The unsuspected monster that emerges from the depths threatening to devour the entire project by super-inflating the costs or stretching completion out far beyond the bounds of feasibility is the nightmare motif of refurbishment. On this grade II-listed library restoration scheme, Graham Tuthill slew a clutch of such beasts by ransacking his technical armoury for killer solutions while motivating his team to stay positive and focused.
Imagine the scene. Weeks before handover and the internal refurbishment is going splendidly, with three of the floors fully redecorated and carpeted, the remaining two 80% complete, and the M&E replaced. Meanwhile, the externals brief is simply to remove the rubberised paint on the front elevation, do some minor repairs and repaint the stonework in a breathable finish. Except that all the paint on the stonework turned out to contain lead, requiring time-consuming removal under controlled conditions. Once the paint had gone, it was clear that the stonework had been repaired with hard cement render, which had to be removed to assess how damaged the stonework really was.
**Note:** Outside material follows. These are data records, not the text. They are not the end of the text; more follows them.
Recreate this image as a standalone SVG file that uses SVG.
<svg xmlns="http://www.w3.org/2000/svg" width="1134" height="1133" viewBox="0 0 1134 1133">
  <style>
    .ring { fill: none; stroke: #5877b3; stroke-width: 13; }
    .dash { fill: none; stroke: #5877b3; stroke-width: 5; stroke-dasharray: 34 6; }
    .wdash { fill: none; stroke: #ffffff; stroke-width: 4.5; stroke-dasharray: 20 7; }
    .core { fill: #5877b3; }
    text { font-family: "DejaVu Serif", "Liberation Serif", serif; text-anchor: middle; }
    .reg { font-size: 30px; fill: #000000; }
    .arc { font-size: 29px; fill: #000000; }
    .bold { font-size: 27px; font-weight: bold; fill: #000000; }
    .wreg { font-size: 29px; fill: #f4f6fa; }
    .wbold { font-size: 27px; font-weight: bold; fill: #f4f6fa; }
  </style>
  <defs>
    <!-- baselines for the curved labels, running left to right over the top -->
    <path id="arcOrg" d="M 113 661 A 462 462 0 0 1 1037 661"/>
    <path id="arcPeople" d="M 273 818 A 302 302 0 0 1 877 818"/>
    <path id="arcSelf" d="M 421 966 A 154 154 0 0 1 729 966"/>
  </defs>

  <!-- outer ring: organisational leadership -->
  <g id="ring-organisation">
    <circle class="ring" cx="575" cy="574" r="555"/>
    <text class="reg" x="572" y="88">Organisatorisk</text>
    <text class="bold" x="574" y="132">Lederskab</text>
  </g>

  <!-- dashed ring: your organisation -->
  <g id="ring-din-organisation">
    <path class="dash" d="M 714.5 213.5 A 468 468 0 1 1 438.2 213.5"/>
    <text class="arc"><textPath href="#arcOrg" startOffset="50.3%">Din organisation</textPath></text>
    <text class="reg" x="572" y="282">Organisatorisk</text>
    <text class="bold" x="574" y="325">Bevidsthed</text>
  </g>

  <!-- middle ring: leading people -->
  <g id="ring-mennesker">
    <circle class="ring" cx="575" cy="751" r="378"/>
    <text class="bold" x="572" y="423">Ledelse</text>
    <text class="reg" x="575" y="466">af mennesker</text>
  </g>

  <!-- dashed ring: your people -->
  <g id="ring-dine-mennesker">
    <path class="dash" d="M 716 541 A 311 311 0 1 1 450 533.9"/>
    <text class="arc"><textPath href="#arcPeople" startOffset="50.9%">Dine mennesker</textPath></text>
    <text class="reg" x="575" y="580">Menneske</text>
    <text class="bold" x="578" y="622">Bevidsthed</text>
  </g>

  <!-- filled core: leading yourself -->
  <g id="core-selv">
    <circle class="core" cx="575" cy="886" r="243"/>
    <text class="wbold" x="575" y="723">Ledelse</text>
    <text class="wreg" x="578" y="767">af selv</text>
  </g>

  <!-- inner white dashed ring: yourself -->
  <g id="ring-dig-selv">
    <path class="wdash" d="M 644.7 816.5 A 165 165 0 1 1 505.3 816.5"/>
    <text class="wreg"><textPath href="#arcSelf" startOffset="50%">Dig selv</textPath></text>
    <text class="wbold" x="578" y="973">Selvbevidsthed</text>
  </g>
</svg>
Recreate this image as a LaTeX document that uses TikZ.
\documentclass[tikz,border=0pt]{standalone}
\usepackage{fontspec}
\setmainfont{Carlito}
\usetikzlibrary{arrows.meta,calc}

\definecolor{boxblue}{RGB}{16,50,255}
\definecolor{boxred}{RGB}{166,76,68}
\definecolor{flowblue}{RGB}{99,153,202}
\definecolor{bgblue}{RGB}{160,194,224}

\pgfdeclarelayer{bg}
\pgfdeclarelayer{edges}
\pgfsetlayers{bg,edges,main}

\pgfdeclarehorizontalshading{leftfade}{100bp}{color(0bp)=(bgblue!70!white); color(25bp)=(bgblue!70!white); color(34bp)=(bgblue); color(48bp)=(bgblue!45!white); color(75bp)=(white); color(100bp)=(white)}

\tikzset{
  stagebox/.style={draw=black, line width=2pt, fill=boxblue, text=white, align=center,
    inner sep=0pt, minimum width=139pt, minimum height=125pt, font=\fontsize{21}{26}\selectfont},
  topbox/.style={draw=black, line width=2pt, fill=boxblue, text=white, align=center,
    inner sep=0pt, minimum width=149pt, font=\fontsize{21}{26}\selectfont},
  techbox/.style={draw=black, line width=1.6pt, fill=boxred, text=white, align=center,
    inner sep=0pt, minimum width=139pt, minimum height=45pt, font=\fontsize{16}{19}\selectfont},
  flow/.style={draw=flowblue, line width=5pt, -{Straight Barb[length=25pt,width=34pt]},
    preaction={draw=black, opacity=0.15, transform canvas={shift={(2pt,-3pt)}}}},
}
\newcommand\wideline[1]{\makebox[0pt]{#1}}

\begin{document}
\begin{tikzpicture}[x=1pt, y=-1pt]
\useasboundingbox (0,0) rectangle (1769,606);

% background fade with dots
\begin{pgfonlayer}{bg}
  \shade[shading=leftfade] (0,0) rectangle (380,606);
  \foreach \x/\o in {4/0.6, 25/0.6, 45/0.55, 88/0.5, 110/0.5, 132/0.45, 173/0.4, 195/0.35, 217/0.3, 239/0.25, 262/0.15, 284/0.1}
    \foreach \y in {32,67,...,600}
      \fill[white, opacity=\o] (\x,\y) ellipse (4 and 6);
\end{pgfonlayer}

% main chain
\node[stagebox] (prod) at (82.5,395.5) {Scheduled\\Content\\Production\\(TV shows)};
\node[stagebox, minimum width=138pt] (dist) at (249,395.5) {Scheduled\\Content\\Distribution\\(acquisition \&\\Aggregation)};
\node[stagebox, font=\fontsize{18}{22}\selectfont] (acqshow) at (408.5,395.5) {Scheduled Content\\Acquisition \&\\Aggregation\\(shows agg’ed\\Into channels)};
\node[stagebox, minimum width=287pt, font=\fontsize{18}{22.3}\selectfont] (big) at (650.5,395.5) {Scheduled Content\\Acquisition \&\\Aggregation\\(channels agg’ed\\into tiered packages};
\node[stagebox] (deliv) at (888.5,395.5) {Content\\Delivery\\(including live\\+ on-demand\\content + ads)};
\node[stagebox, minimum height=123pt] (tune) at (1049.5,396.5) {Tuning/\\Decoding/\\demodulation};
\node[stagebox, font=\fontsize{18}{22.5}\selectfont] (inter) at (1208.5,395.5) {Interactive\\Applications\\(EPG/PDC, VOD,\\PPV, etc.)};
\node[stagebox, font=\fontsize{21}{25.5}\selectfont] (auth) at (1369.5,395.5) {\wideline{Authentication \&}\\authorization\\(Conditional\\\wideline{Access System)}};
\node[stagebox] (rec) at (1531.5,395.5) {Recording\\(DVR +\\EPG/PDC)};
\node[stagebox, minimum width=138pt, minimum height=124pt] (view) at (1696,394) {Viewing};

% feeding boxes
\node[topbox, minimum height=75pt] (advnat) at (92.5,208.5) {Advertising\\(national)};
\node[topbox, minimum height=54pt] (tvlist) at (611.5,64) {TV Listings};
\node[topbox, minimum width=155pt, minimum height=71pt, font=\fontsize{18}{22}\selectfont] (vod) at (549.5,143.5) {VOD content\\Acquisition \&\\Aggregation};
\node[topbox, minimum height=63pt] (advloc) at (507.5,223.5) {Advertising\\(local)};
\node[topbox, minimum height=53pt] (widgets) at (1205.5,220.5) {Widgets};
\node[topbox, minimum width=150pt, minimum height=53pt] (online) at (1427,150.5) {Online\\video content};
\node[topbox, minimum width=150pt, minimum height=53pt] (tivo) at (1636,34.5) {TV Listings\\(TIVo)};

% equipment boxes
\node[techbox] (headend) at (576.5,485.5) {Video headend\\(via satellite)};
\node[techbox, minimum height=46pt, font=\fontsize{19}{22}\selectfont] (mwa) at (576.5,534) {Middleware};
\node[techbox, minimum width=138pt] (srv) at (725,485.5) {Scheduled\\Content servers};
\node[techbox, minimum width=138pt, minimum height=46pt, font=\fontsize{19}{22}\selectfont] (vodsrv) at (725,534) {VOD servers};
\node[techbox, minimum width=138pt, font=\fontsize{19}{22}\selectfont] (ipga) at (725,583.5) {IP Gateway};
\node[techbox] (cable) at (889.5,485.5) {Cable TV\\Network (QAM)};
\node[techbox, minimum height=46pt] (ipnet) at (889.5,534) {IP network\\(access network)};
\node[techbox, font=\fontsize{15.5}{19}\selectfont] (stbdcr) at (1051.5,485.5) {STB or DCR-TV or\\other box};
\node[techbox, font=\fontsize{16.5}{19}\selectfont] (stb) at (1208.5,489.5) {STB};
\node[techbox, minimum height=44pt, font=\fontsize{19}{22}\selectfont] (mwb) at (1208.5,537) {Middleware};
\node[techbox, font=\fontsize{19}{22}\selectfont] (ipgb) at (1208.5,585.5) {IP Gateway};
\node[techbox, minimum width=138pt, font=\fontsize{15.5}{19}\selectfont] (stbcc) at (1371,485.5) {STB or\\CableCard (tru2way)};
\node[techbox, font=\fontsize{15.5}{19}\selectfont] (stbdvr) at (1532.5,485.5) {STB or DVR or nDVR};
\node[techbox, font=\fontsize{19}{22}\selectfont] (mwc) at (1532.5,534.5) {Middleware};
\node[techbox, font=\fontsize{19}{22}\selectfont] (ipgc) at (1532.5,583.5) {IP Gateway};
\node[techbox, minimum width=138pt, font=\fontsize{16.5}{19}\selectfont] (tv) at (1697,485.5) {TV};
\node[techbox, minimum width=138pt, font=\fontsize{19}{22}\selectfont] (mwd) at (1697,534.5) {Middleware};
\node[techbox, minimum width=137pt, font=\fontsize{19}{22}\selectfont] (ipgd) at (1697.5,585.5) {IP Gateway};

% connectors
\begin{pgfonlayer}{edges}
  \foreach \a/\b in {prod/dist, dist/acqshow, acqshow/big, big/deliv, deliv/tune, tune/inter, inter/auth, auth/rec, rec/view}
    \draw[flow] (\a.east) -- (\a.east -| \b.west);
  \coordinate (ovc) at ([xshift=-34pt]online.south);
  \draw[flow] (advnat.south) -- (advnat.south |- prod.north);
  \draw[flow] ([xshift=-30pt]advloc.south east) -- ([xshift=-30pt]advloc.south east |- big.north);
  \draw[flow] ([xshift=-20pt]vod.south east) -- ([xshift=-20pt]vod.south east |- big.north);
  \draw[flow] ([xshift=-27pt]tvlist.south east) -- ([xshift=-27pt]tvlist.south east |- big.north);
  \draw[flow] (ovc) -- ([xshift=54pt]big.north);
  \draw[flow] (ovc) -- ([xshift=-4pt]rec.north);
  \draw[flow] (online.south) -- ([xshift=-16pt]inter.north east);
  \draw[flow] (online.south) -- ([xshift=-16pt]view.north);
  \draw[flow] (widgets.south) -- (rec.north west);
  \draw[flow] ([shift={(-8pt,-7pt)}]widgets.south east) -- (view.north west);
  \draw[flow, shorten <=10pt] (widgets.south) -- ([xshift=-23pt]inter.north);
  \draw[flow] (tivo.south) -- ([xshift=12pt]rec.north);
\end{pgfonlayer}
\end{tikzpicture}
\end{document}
Bad turned to worse when, with the whole design team by chance on the scaffold, a large piece fell off one of the pair of 1.2-tonne corbel stones supporting the front elevation. Replacing the corbels meant removing and replacing the tracery window and arch above. As work began on the arch removal, a very old and defective steel beam was discovered spanning the full width of the building, which would of course also have to be replaced.
Graham’s careful planning ensured that the remedial works did not destroy the months of hard work. Rather than go for an expensive facade retention that would extensively damage the internal finishes, he had the elevation supported with needle beams on a structural scaffold. Weighing 10 tonnes, the bespoke steel matrix ran internally through each floor at the front of the building. Graham minimised the damage to the decorative cornices and lath and plaster ceilings by limiting the number of holes drilled for the individual poles and installing fully boarded temporary screens on each floor to keep dust out of the finished areas.
He then pulled the fit-out works into the refurbishment programme to limit the effects of the necessary programme time extension, giving floor-by-floor fit-out access in parallel with floor-by-floor works completions. His collaborative approach enabled the library to open three months earlier than planned, much to the delight of the client.